Instructions to follow:
Restate, word for word, all of the material shown below.

Information provided:
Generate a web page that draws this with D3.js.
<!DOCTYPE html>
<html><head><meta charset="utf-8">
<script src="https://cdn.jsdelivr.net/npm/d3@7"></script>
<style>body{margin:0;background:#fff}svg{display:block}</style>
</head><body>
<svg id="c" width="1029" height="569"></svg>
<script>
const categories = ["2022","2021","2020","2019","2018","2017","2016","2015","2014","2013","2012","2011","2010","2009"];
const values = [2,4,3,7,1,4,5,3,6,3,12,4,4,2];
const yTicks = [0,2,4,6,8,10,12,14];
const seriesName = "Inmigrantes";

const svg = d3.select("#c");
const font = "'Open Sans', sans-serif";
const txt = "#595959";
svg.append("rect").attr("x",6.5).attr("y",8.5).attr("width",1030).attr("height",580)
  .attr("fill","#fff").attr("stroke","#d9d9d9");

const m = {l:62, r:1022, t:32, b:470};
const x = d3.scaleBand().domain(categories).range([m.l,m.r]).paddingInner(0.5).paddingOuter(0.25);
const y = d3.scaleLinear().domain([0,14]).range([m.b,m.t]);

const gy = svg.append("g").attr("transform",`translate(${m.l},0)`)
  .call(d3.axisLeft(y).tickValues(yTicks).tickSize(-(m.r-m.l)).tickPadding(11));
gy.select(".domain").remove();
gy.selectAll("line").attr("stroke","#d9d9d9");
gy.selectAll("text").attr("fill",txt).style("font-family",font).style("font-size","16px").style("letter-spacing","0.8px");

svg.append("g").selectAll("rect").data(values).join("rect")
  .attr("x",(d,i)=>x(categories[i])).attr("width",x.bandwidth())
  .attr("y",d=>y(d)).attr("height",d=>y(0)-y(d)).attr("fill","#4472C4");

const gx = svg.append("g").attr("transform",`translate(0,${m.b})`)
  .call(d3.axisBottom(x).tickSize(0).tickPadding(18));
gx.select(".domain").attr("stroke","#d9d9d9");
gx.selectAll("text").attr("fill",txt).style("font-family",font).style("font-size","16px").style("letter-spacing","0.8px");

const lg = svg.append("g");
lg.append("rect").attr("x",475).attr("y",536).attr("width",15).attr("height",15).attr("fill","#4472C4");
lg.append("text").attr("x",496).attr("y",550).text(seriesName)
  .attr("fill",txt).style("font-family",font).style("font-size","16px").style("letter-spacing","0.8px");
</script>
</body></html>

Reply to the task:
Generate a web page that draws this with D3.js.
<!DOCTYPE html>
<html><head><meta charset="utf-8">
<script src="https://cdn.jsdelivr.net/npm/d3@7"></script>
<style>body{margin:0;background:#fff}svg{display:block}</style>
</head><body>
<svg id="c" width="1029" height="569"></svg>
<script>
const categories = ["2022","2021","2020","2019","2018","2017","2016","2015","2014","2013","2012","2011","2010","2009"];
const values = [2,4,3,7,1,4,5,3,6,3,12,4,4,2];
const yTicks = [0,2,4,6,8,10,12,14];
const seriesName = "Inmigrantes";

const svg = d3.select("#c");
const font = "'Open Sans', sans-serif";
const txt = "#595959";
svg.append("rect").attr("x",6.5).attr("y",8.5).attr("width",1030).attr("height",580)
  .attr("fill","#fff").attr("stroke","#d9d9d9");

const m = {l:62, r:1022, t:32, b:470};
const x = d3.scaleBand().domain(categories).range([m.l,m.r]).paddingInner(0.5).paddingOuter(0.25);
const y = d3.scaleLinear().domain([0,14]).range([m.b,m.t]);

const gy = svg.append("g").attr("transform",`translate(${m.l},0)`)
  .call(d3.axisLeft(y).tickValues(yTicks).tickSize(-(m.r-m.l)).tickPadding(11));
gy.select(".domain").remove();
gy.selectAll("line").attr("stroke","#d9d9d9");
gy.selectAll("text").attr("fill",txt).style("font-family",font).style("font-size","16px").style("letter-spacing","0.8px");

svg.append("g").selectAll("rect").data(values).join("rect")
  .attr("x",(d,i)=>x(categories[i])).attr("width",x.bandwidth())
  .attr("y",d=>y(d)).attr("height",d=>y(0)-y(d)).attr("fill","#4472C4");

const gx = svg.append("g").attr("transform",`translate(0,${m.b})`)
  .call(d3.axisBottom(x).tickSize(0).tickPadding(18));
gx.select(".domain").attr("stroke","#d9d9d9");
gx.selectAll("text").attr("fill",txt).style("font-family",font).style("font-size","16px").style("letter-spacing","0.8px");

const lg = svg.append("g");
lg.append("rect").attr("x",475).attr("y",536).attr("width",15).attr("height",15).attr("fill","#4472C4");
lg.append("text").attr("x",496).attr("y",550).text(seriesName)
  .attr("fill",txt).style("font-family",font).style("font-size","16px").style("letter-spacing","0.8px");
</script>
</body></html>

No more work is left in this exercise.